Bug #37610 character set choice for output file
Submitted: 24 Jun 2008 15:06 Modified: 26 Jun 2008 12:11
Reporter: Susanne Ebrecht Email Updates:
Status: Duplicate Impact on me:
None 
Category:MySQL Server: Charsets Severity:S3 (Non-critical)
Version:5.0, 5.1, 6.0 OS:Any
Assigned to: CPU Architecture:Any
Triage: D2 (Serious)

[24 Jun 2008 15:06] Susanne Ebrecht
Description:
SELECT column FROM table INTO OUTFILE 'outfile';

$ file outfile

File encoding result:
DB: latin1, column: utf8 -> output file has utf8
DB: latin1, column: latin1 -> output file has ISO-8859 (on Unix)
DB: utf8, column: utf8 -> output file has utf8
DB: utf8, column: latin1 -> output file has latin1

Doesn't matter which encoding your filesystem is using.

It would be nice to get a choice here for output file encoding.

Something like:

SELECT column FROM table INTO OUTFILE 'outfile' character set latin1;

Of course I know, the character set has to match. It's only possible to convert utf8 into latin1 if there are no signs stored in the column that are defined in utf8 and not in latin1.

But a warning or in strict mode an error would be help here.

How to repeat:
It's a feature request.

Suggested fix:
...
[24 Jun 2008 15:12] Susanne Ebrecht
That the file encoding depends on the column character set also is confusing.

A user expect that the files will be encoded to the encoding of the file system.

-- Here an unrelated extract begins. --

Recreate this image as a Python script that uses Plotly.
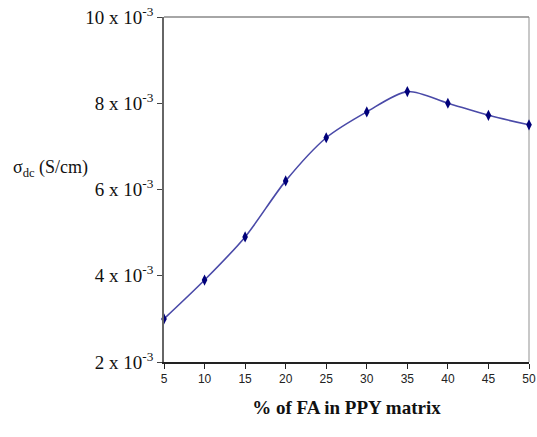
import plotly.graph_objects as go

fa_percent = [5, 10, 15, 20, 25, 30, 35, 40, 45, 50]
sigma_dc = [3.0e-3, 3.9e-3, 4.9e-3, 6.2e-3, 7.2e-3, 7.8e-3, 8.27e-3, 8.0e-3, 7.72e-3, 7.5e-3]
y_tick_vals = [2e-3, 4e-3, 6e-3, 8e-3, 10e-3]
y_tick_text = ["2 x 10<sup>-3</sup>", "4 x 10<sup>-3</sup>", "6 x 10<sup>-3</sup>",
               "8 x 10<sup>-3</sup>", "10 x 10<sup>-3</sup>"]
x_tick_vals = [5, 10, 15, 20, 25, 30, 35, 40, 45, 50]

fig = go.Figure()
fig.add_trace(go.Scatter(
    x=fa_percent, y=sigma_dc, mode="lines+markers",
    line=dict(color="#4a4aa8", width=1.6, shape="spline", smoothing=0.8),
    marker=dict(symbol="diamond-tall", size=8, color="#00007a"),
    showlegend=False, cliponaxis=False,
))

serif = "Liberation Serif, Times New Roman, serif"
fig.update_layout(
    width=537, height=437,
    margin=dict(l=164, r=8, t=17, b=75, autoexpand=False),
    paper_bgcolor="white", plot_bgcolor="white",
    xaxis=dict(range=[5, 50], tickvals=x_tick_vals, showgrid=False, zeroline=False,
               automargin=False,
               showline=True, linecolor="#222", linewidth=1.5,
               ticks="outside", ticklen=5, tickcolor="#222", ticklabeloverflow="allow",
               tickfont=dict(family="Liberation Sans Narrow, Arial Narrow, sans-serif", size=12, color="#222"),
               title=dict(text="<b>% of FA in PPY matrix</b>", font=dict(family=serif, size=19, color="#111"), standoff=16)),
    yaxis=dict(range=[2e-3, 10e-3], tickvals=y_tick_vals, ticktext=y_tick_text,
               showgrid=False, zeroline=False, automargin=False,
               showline=True, linecolor="#666", linewidth=1.5,
               ticks="outside", ticklen=5, tickcolor="#444",
               tickfont=dict(family=serif, size=19, color="#111")),
    shapes=[
        dict(type="line", xref="paper", yref="paper", x0=0, x1=1, y0=1, y1=1,
             line=dict(color="#888", width=1.5)),
        dict(type="line", xref="paper", yref="paper", x0=1, x1=1, y0=0, y1=1,
             line=dict(color="#c8c8c8", width=2), layer="below"),
    ],
    annotations=[
        dict(text="σ<sub>dc</sub> (S/cm)", xref="paper", yref="paper",
             x=-0.31, y=0.56, xanchor="center", yanchor="middle", showarrow=False,
             font=dict(family=serif, size=18, color="#111")),
    ],
)
fig.write_html("out.html", config={"displayModeBar": False},
               post_script="document.body.style.margin='0';document.body.style.padding='0';")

Means, when I configured my operating system that it should use UTF8 then I always expect UTF8 files as outfile. 

If I configured my operating system as ISO system then I expect ISO files.

Also and last but not least as user I want to have the choice.
[25 Jun 2008 10:28] Susanne Ebrecht
We discussed this problem again.

In our eyes this is not only a feature request.

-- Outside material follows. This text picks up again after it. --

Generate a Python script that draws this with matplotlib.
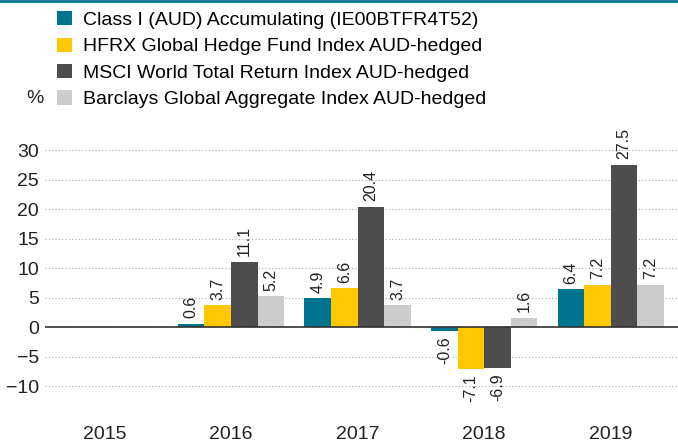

This is a "wrong result" bug.

Usually, character_set_results should work here.

Example for CLI:
Use MySQL CLI, set your terminal to utf8:

SET NAMES UTF8;
CREATE DATABASE bug37610 CHARACTER SET UTF8;
USE bug37610
CREATE TABLE bug (id serial, t varchar(100));
INSERT INTO bug(t) VALUES ('ä');
SELECT LENGTH(t) FROM bug;

Result: 2

SELECT * FROM bug;
Result: ä

SET NAMES LATIN1;

SELECT LENGTH(t) FROM bug;

Result: 2

SELECT * FROM bug;

Result: ?

Switch terminal to ISO-8859-15:

SELECT * FROM bug;

Result: ä

As you can see, it works in CLI.

SET NAMES will change values of character_set_result and with this information the result will be converted into the character set that is wished for the result.

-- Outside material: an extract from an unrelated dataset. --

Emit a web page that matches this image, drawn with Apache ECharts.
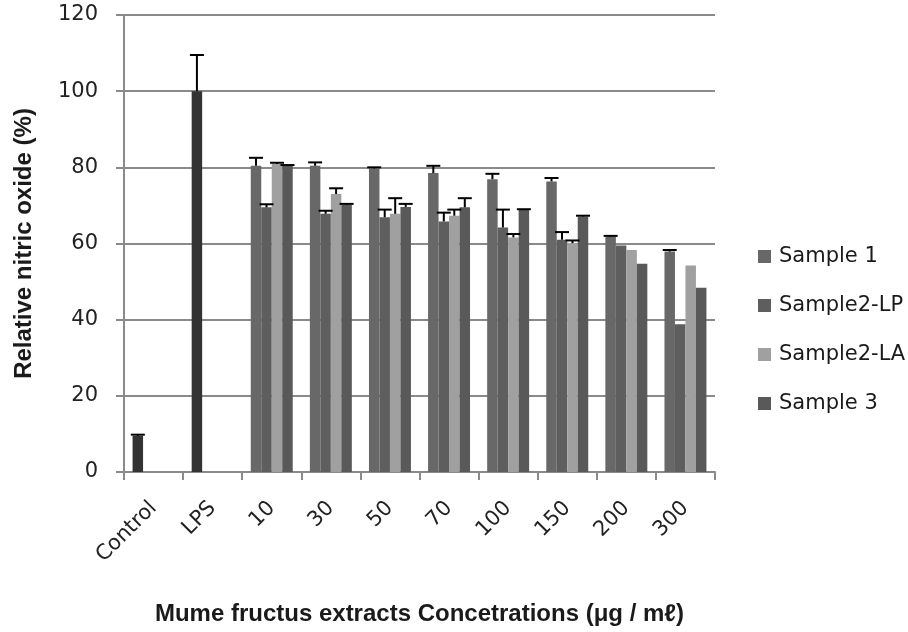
<!DOCTYPE html>
<html>
<head>
<meta charset="utf-8">
<script src="https://cdn.jsdelivr.net/npm/echarts@6/dist/echarts.min.js"></script>
<style>html,body{margin:0;padding:0;background:#fff;}#chart{width:908px;height:632px;}</style>
</head>
<body>
<div id="chart"></div>
<script>
const categories = ['Control', 'LPS', '10', '30', '50', '70', '100', '150', '200', '300'];
const seriesNames = ['Sample 1', 'Sample2-LP', 'Sample2-LA', 'Sample 3'];
// Control and LPS reference bars (drawn in first slot)
const referenceValues = [9.5, 100];
const referenceErrors = [0.3, 9.5];
// concentration groups: 10, 30, 50, 70, 100, 150, 200, 300
const sample1 = [80.4, 80.4, 79.7, 78.5, 76.9, 76.3, 61.8, 57.9];
const sample1Err = [2.1, 0.9, 0.3, 1.9, 1.4, 0.9, 0.2, 0.4];
const sample2LP = [69.5, 67.8, 66.9, 65.8, 64.2, 61.0, 59.5, 38.8];
const sample2LPErr = [0.8, 0.8, 2.0, 2.3, 4.7, 2.0, null, null];
const sample2LA = [80.9, 73.0, 67.8, 67.3, 61.6, 60.1, 58.3, 54.2];
const sample2LAErr = [0.3, 1.5, 4.1, 1.6, 0.9, 0.7, null, null];
const sample3 = [80.4, 70.1, 69.6, 69.5, 68.8, 67.1, 54.7, 48.4];
const sample3Err = [0.2, 0.3, 0.8, 2.4, 0.2, 0.2, null, null];
const yTicks = { min: 0, max: 120, interval: 20 };

const colors = ['#686868', '#5e5e5e', '#a0a0a0', '#595959'];
const refColor = '#333333';
const catGap = 0.29;

const groupValues = [sample1, sample2LP, sample2LA, sample3];
const groupErrors = [sample1Err, sample2LPErr, sample2LAErr, sample3Err];

const barSeries = seriesNames.map(function (name, s) {
  const data = [];
  for (let i = 0; i < categories.length; i++) {
    if (i < referenceValues.length) {
      if (s === 0) data.push({ value: referenceValues[i], itemStyle: { color: refColor } });
      else data.push(null);
    } else {
      data.push(groupValues[s][i - referenceValues.length]);
    }
  }
  return {
    name: name, type: 'bar', data: data,
    barGap: '0%', barCategoryGap: (catGap * 100) + '%',
    itemStyle: { color: colors[s] },
    emphasis: { disabled: true }
  };
});

const errData = [];
for (let i = 0; i < referenceValues.length; i++) {
  errData.push([i, referenceValues[i], referenceErrors[i], 0]);
}
for (let s = 0; s < 4; s++) {
  for (let j = 0; j < groupValues[s].length; j++) {
    const e = groupErrors[s][j];
    if (e !== null && e !== undefined) {
      errData.push([j + referenceValues.length, groupValues[s][j], e, s]);
    }
  }
}

const errSeries = {
  type: 'custom', name: 'err', z: 5,
  data: errData,
  encode: { x: 0, y: 1 },
  renderItem: function (params, api) {
    const cat = api.value(0), val = api.value(1), err = api.value(2), slot = api.value(3);
    const base = api.coord([cat, val]);
    const top = api.coord([cat, val + err]);
    const band = api.size([1, 0])[0];
    const barW = band * (1 - catGap) / 4;
    const x = base[0] + (slot - 1.5) * barW;
    const half = 7;
    const st = { stroke: '#000', lineWidth: 2 };
    return {
      type: 'group',
      children: [
        { type: 'line', shape: { x1: x, y1: base[1], x2: x, y2: top[1] }, style: st },
        { type: 'line', shape: { x1: x - half, y1: top[1], x2: x + half, y2: top[1] }, style: st }
      ]
    };
  }
};

const chart = echarts.init(document.getElementById('chart'));
chart.setOption({
  animation: false,
  backgroundColor: '#ffffff',
  grid: { left: 124, right: 193, top: 15, bottom: 160, containLabel: false },
  legend: {
    orient: 'vertical', left: 753, top: 241,
    data: seriesNames,
    icon: 'rect', itemWidth: 13, itemHeight: 13, itemGap: 28,
    textStyle: { fontFamily: 'DejaVu Sans', fontSize: 21, color: '#1a1a1a', padding: [0, 0, 0, 3] },
    selectedMode: false
  },
  xAxis: {
    type: 'category', data: categories,
    axisLine: { lineStyle: { color: '#8a8a8a', width: 2 } },
    axisTick: { show: true, length: 8, lineStyle: { color: '#8a8a8a', width: 2 } },
    axisLabel: { rotate: 45, margin: 33, fontFamily: 'DejaVu Sans', fontSize: 21, color: '#222', interval: 0 },
    name: 'Mume fructus extracts Concetrations (μg / mℓ)',
    nameLocation: 'middle', nameGap: 130,
    nameTextStyle: { fontFamily: 'Liberation Sans', fontWeight: 'bold', fontSize: 24, color: '#1a1a1a' }
  },
  yAxis: {
    type: 'value', min: yTicks.min, max: yTicks.max, interval: yTicks.interval,
    axisLine: { show: true, lineStyle: { color: '#8a8a8a', width: 2 } },
    axisTick: { show: true, length: 8, lineStyle: { color: '#8a8a8a', width: 2 } },
    splitLine: { lineStyle: { color: '#8a8a8a', width: 2 } },
    axisLabel: { margin: 26, fontFamily: 'DejaVu Sans', fontSize: 21, color: '#222' },
    name: 'Relative nitric oxide (%)',
    nameLocation: 'middle', nameGap: 88, nameRotate: 90,
    nameTextStyle: { fontFamily: 'Liberation Sans', fontWeight: 'bold', fontSize: 24, color: '#1a1a1a' }
  },
  series: barSeries.concat([errSeries])
});
</script>
</body>
</html>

SELECT * FROM bug INTO OUTFILE 'bug37610test';

$ file var/bug37610/bug37610test 
var/bug37610/bug37610test: UTF-8 Unicode text

Terminal is still ISO:
$ less var/bug37610/bug37610test 
1       À

Switch terminal back to UTF8:
$ less var/bug37610/bug37610test 
1       ä

So the command file told the truth it is encoded in UTF8.

The set of character_set_result was ignored here.

Another test:
$ ./bin/mysql -e "set names latin1; select * from bug;" bug37610 > bug37610test2
$ file bug37610test2
bug37620test2: ISO-8859 text

It should doesn't matter if you will get the result on I/O or in CLI or into file. Also it should doesn't matter how you will get the result into the file the character_set_result should work in any case.

I mean it should not make a difference here if you say: SELECT ... INTO OUTFILE or make a shell redirection.
[26 Jun 2008 12:11] Sergei Golubchik
duplicate of Bug#30946